Only four other pages of this high quality series survive, all formerly in the possession of Nasli Heeramaneck and now in the Nelson-Atkins Museum, Kansas City, acquired by them in 1931 (see Zebrowski 1983, nos.199-202 and Heeramaneck 1984, pls.241-244). Zebrowski discerned the hands of three different artists, commenting that the artist of the present work "has a more original spirit...although the mood is formal and the colours are dark tones of green, black and tan, gorgeous details compensate. We delight in the baroque bouquets of flowers, chirping red parrots and toy palm trees. But what makes this picture so powerful compared to its companions? Perhaps it is the bold diagonals leading towards the mysterious white castle on a hill, which provide a welcome escape from the rigidity of the terrace world." (p.227).

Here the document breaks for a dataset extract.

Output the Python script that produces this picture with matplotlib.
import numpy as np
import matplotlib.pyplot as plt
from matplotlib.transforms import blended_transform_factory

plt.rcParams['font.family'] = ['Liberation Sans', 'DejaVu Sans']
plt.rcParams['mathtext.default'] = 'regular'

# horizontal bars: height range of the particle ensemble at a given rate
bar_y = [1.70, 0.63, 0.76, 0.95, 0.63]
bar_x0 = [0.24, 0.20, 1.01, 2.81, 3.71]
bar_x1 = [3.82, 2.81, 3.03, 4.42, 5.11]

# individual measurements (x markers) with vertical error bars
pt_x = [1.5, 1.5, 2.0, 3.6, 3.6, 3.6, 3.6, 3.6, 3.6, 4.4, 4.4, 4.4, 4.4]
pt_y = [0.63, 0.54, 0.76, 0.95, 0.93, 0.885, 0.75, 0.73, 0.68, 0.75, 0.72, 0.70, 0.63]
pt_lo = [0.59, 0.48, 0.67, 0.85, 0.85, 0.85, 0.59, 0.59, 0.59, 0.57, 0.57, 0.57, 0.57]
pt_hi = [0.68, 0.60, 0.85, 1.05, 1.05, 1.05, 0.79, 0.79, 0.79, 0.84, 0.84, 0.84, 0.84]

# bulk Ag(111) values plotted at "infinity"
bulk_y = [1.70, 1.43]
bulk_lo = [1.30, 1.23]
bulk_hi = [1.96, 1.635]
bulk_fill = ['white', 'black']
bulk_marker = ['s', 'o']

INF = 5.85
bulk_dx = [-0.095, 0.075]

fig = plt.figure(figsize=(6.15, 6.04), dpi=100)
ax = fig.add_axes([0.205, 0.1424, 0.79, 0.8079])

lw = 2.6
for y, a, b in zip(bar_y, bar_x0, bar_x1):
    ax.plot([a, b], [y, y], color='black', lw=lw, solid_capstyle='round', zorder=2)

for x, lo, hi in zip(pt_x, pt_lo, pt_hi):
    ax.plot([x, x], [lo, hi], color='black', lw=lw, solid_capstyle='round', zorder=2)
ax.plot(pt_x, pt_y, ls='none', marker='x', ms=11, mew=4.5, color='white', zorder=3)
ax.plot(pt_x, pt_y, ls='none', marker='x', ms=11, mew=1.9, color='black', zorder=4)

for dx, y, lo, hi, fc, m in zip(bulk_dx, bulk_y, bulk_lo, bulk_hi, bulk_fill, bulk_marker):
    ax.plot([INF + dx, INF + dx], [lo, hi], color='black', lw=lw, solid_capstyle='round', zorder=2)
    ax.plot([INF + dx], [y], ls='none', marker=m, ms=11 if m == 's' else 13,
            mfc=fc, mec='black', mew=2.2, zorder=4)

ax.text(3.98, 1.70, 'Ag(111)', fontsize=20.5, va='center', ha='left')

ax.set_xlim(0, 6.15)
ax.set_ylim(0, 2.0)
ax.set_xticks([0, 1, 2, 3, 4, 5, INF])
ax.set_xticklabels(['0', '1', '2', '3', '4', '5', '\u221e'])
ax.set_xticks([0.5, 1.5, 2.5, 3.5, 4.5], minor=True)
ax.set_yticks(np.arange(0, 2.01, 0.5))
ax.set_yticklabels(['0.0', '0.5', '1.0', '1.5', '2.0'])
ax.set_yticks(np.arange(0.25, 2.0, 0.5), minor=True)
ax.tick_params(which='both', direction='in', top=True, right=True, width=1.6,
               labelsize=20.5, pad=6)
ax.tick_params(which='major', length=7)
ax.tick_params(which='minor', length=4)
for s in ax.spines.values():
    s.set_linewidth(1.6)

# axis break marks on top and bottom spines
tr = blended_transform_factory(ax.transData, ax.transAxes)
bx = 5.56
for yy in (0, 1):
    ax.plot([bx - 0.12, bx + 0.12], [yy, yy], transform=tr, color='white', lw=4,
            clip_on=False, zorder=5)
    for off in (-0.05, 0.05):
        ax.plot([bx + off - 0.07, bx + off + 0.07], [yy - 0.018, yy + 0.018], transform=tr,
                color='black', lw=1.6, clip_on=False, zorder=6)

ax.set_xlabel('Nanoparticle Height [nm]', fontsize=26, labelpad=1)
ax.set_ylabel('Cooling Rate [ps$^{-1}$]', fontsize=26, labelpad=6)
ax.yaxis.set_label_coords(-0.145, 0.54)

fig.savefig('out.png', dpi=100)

The atelier that produced this Ragamala series may also have been responsible for a series of manuscript illustrations produced at Bidar at the same period, some of which were historical scenes related to the Qutb Shahi dynasty of Golconda, and others mythological scenes. Folios from this group are present in the Fondation Custodia, Paris, the Rietberg Museum, Zurich and the San Diego Museum of Art (formerly Edwin Binney Collection) (see Gahlin 1991, no.46, 47; Zebrowski 1983, nos.195-198; Binney 1973, no.148, pp.170-171), and in private collections (see sales in these rooms 3 May 2001, lot 83, and 25 April 2002, lot 52).